Ce problème fondamental, Freud le prend en charge par l’élaboration du concept de pulsion de mort. S’inscrivant dans le dualisme né de la distinction des pulsions sexuelles et des pulsions moïques d’autoconservation (FREUD, 1910, p.182) se poursuivant dans la distinction des pulsions du moi et des pulsions d’objet (FREUD, 1914, p. 84), Freud en arrive donc, dans ce qu’il est convenu de nommer le tournant des années vingt, et plus précisément dans le livre majeur constituant ce tournant : Au-delà du principe du plaisir (FREUD, 1923), à une nouvelle formulation de ce dualisme par laquelle il tente de théoriser la pulsion : pulsion de vie et pulsion de mort. En effet, on peut sous une certaine perspective entendre dans la pulsion de mort la tentative qui consiste à vouloir revenir à l’état inerte, en arrimant l’objet originaire à une représentation parfaite, permettant l’apaisement définitif de la pulsion. En ce sens, on peut noter que la pulsion de mort ne relève pas d’un mécanisme opposé à la pulsion de vie, dont la fonction est elle aussi une fonction de liaison, mais simplement qu’elle en représente une modalité d’échec. Et cet échec, nous l’avons vu, n’est pas contingent mais structurel. Par conséquent, la pulsion ne se satisfaisant pas, l’ouvrage est sans cesse remis sur le métier, formant ce que Freud nomme la « compulsion de répétition » (FREUD, 1923, p.61).

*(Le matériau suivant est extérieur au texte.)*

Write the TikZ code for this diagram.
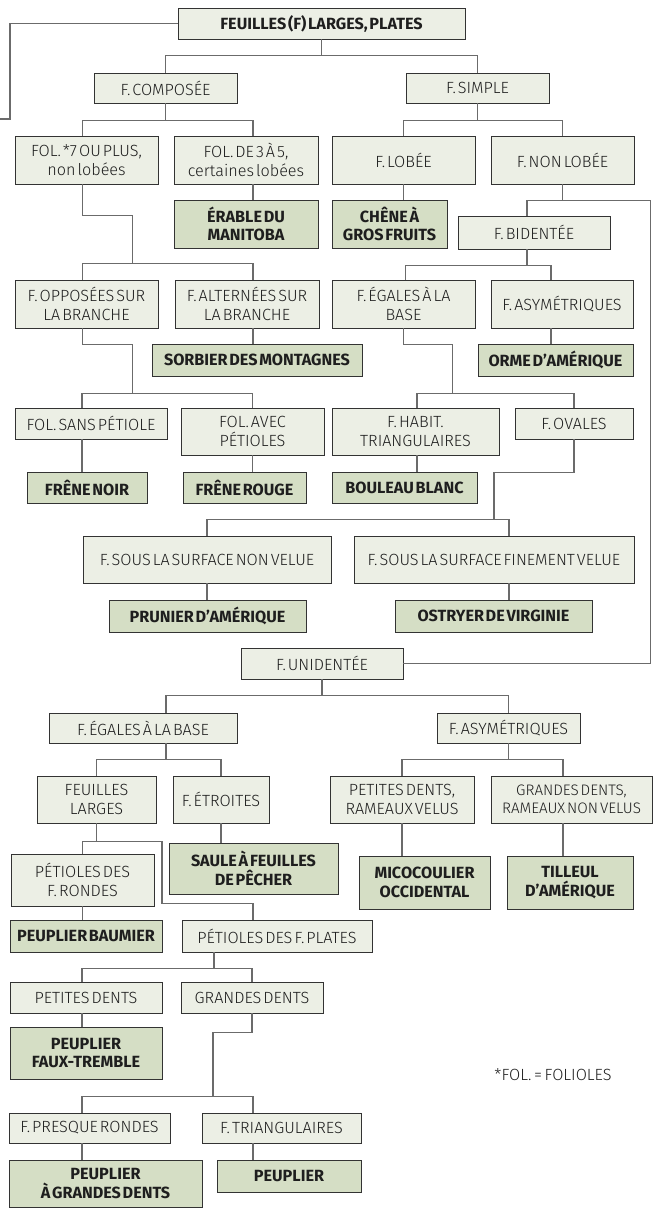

Or, l’être souffre de ce ratage permanent. Quel rôle peut alors jouer la cure dans cette quête nécessairement décevante de la satisfaction de la pulsion ? La chose est complexe car le moi ne souhaite pas réussir, puisque cela équivaudrait à la résurgence de cet objet initial refoulé. Il peut d’ailleurs le signaler de la manière la plus intense par l’irruption de l’angoisse, véritable cabrement devant la pulsion se dévoilant. Mais le refoulé insiste, et ce que le moi ne veut pas, le sujet peut en faire état à travers cette répétition. Car si « Le malade […] est bien plutôt obligé de répéter le refoulé comme expérience vécue dans le présent au lieu de se le remémorer comme un fragment du passé… » (FREUD, 1923, p.60), et si cela le fait en un sens souffrir, c’est aussi la seule voie possible d’accès à l’élaboration de la subjectivité derrière le voile imaginaire de l’ego. A l’analyste alors incombe la tâche de repérer comment relier ces répétitions, de les interpréter pour substituer à « l’inconscient-répétition », « l’inconscient-interprétation » pour reprendre la trouvaille de Jacques Alain Miller (MILLER, 2018). Par ce pas de côté, une variation sur le thème de l’objet refoulé devient possible, et une certaine réappropriation, peut-être par la sublimation, se met au service de la subjectivation par la parole.
On le voit, la notion de pulsion chez Freud revêt un caractère absolument fondamental dans la théorie analytique. Caractérisant l’articulation même de l’énergie libidinale au monde objectal, à travers la fonction de la parole, dont le père de la psychanalyse a fait le pivot définitif de son expérience, elle se présente comme la clé du psychisme. Impossible à satisfaire du fait de sa nature métasomatique, et de la labilité d’un de ses éléments constitutifs, à savoir son objet, elle demeure pourtant le ressort de la cure, et par voie de conséquence, celui de la possibilité offerte à l’homme de faire venir au jour une subjectivité jamais déjà constituée.
BIBLIOGRAPHIE
FREUD, S. (1900). L’interprétation du rêve. Œuvres complètes IV, PUF, Paris.
FREUD, S. (1905). Trois essais sur la théorie de la sexualité. Paris : NRF, Gallimard.
FREUD, S. (1909-1910). Trouble de vision psychogène dans la conception psychanalytique. Œuvres complètes X, PUF, Paris.
FREUD, S. (1914). Pour introduire le narcissisme, in « La vie sexuelle ». PUF, Paris.
FREUD, S. (1915). Métapsychologie. Paris : Œuvres Complètes XIII, PUF, Paris.
FREUD, S (1923). Au-delà du principe de plaisir. Payot (petite bibliothèque), Paris.
MILLER, J-A. (2018), « Le temps de l’événement », in L’événement c’est demain, (La cause du désir n°100), Navarin éditeur, Paris.